Flanqué de ses amis des Deschiens, Olivier Broche et Olivier Saladin, François Morel s’empare avec gourmandise et réussite d’ « Art » de Yasmina Reza, une des pièces les plus attendues de cette rentrée sur les planches parisiennes. Un classique dont le canevas n’a plus de secret : Serge (Broche) s’est payé pour une petite fortune « un tableau d’environ 1,60 m sur 1,20 m peint en blanc, avec de fins liserés blancs transversaux », ce que ne comprend pas Marc (Morel) qui qualifie la toile de « merde », définitif et dédaigneux.
« Qu’est-ce que tu entends par cette merde ? Par rapport à quoi ? », cingle Serge mû d’une colère froide. Si Marc vit comme une infidélité cet achat fou, Serge est profondément heurté que son ami ne conçoive pas son goût pour cette peinture… Entre les deux, Ivan (Saladin) qui évite de se mouiller va se faire violemment éclabousser par une situation qui s’envenime vite, un tremblement de terre qui fragilise les fondations mêmes de leur amitié. Mais le sont-ils toujours, amis ?
Dans cette pièce, il est question d’art, un peu, et d’amitié, beaucoup, sous la direction de François Morel qui s’entoure de vrais copains de longue date. Entre eux trois, une amitié sincère et palpable qu’expriment les corps, les regards et les contacts.
Une comédie auscultant l’amitié
Il y a dans l’air une tendresse certaine qui amortit, un peu, la violence des répliques assénées, mais non les blessures qu’elles infligent. Peut-être, même, heurtent-elles davantage… Parce qu’on sait, on sent, qu’ils s’aiment, les voir se déchirer ainsi fend le cœur. Les savoir réconciliés rassérène d’autant.
Dans un intérieur sobre, trois parois, trois portes et un canapé au centre, le trio s’empare de cette histoire avec une simplicité qui leur sied bien.

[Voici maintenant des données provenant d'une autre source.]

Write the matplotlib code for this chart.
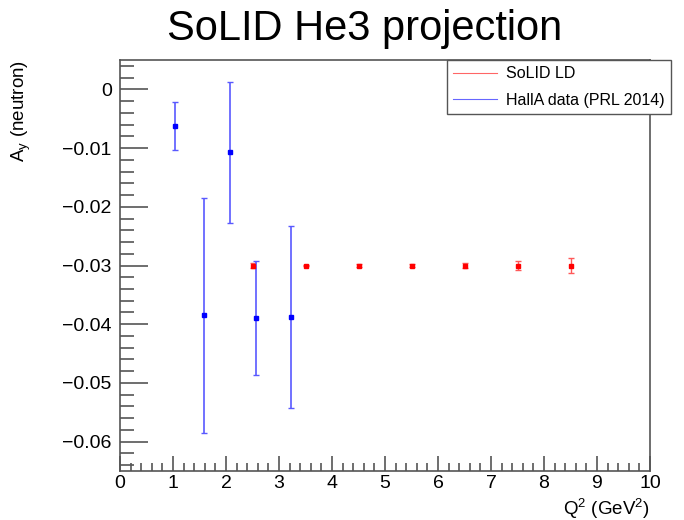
import numpy as np
import matplotlib.pyplot as plt
from matplotlib.ticker import MultipleLocator
from matplotlib.lines import Line2D

plt.rcParams['font.family'] = ['Liberation Sans', 'DejaVu Sans']

# HallA data (PRL 2014)
halla_q2 = [1.04, 1.58, 2.07, 2.56, 3.22]
halla_ay = [-0.0063, -0.0385, -0.0107, -0.0389, -0.0387]
halla_err = [0.0041, 0.0200, 0.0120, 0.0097, 0.0155]

# SoLID LD projection
solid_q2 = [2.5, 3.5, 4.5, 5.5, 6.5, 7.5, 8.5]
solid_ay = [-0.030, -0.030, -0.030, -0.030, -0.030, -0.030, -0.030]
solid_err = [0.0004, 0.0001, 0.0002, 0.0003, 0.0005, 0.0008, 0.0013]

fig = plt.figure(figsize=(6.84, 5.2), dpi=100)
ax = fig.add_axes([120/684, 49/520, 530/684, 411/520])

ax.errorbar(solid_q2, solid_ay, yerr=solid_err, fmt='s', color='red', ms=2.5,
            ecolor=(1.0, 0.35, 0.35), elinewidth=1, capsize=2, capthick=1)
ax.errorbar(halla_q2, halla_ay, yerr=halla_err, fmt='s', color='blue', ms=2.5,
            ecolor=(0.35, 0.35, 1.0), elinewidth=1.2, capsize=2.5, capthick=1)

ax.set_xlim(0, 10)
ax.set_ylim(-0.065, 0.005)
ax.xaxis.set_major_locator(MultipleLocator(1))
ax.xaxis.set_minor_locator(MultipleLocator(0.2))
ax.yaxis.set_major_locator(MultipleLocator(0.01))
ax.yaxis.set_minor_locator(MultipleLocator(0.002))
ax.tick_params(which='both', direction='in', color='#555555', top=False, right=False)
ax.tick_params(axis='y', which='major', length=20, width=1.2, pad=6, labelsize=14)
ax.tick_params(axis='y', which='minor', length=10, width=1.2)
ax.tick_params(axis='x', which='major', length=11, width=1.2, pad=3, labelsize=14)
ax.tick_params(axis='x', which='minor', length=6, width=1.2)
ax.set_yticks([0, -0.01, -0.02, -0.03, -0.04, -0.05, -0.06])
ax.set_yticklabels(['0', '\u22120.01', '\u22120.02', '\u22120.03', '\u22120.04', '\u22120.05', '\u22120.06'])
for s in ax.spines.values():
    s.set_color('#555555')
    s.set_linewidth(1.2)

ax.set_ylabel(r'A$_\mathregular{y}$ (neutron)', fontsize=13.5, loc='top')
ax.yaxis.set_label_coords(-0.165, 1.0)
fig.text(650/684, 1 - 509/520, r'Q$^\mathregular{2}$ (GeV$^\mathregular{2}$)', fontsize=13.5,
         ha='right', va='center')

fig.text(365/684, 1 - 40/520, 'SoLID He3 projection', fontsize=30, ha='center', va='baseline')

handles = [Line2D([], [], color='red', lw=0.8, alpha=0.6),
           Line2D([], [], color='blue', lw=0.8, alpha=0.6)]
leg = fig.legend(handles, ['SoLID LD', 'HallA data (PRL 2014)'], loc='upper left',
                 bbox_to_anchor=(447/684, 1 - 60/520), fontsize=11.5, fancybox=False,
                 edgecolor='#555555', framealpha=1, handlelength=2.7, handletextpad=0.6,
                 borderpad=0.4, labelspacing=0.7, borderaxespad=0)
leg.get_frame().set_linewidth(1.0)

fig.savefig('out.png', dpi=100)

Dans le rôle de Marc, François Morel ne se défait pas de ses mimiques et de ses airs naïfs, habillant de sa bonhomie naturelle l’intransigeance de son personnage, le plus féroce de tous, le plus perdu aussi. Saladin, lui, s’offre un sacré numéro, amusé et amusant, donnant à son personnage normal et accablé sa dégaine pataude quand Broche est tout en nerfs, snob et pressé, incongru et drôle.
Les trois font l’affaire, et au-delà, dans un spectacle féroce et drôle, truculent par moments, touchant aussi, s’achevant sur un beau tableau – blanc mais pas uniquement – dont la douceur favorise l’émotion. Comédie auscultant l’amitié, cette pièce rappelle qu’il n’est jamais anodin que le terme « affection » désigne l’attachement tout autant que la maladie… Mais quels symptômes ? Quel remède ? Le rire, pardi, qui nous est si bien servi ici.
La note de la rédaction :« Art »,
pièce de Yasmina Reza, avec François Morel, Olivier Broche et Olivier Saladin. En ce moment au théâtre du Montparnasse (Paris XIVe), du mardi au samedi à 19 heures, supplémentaire le samedi à 16h30. De 10 à 59 euros.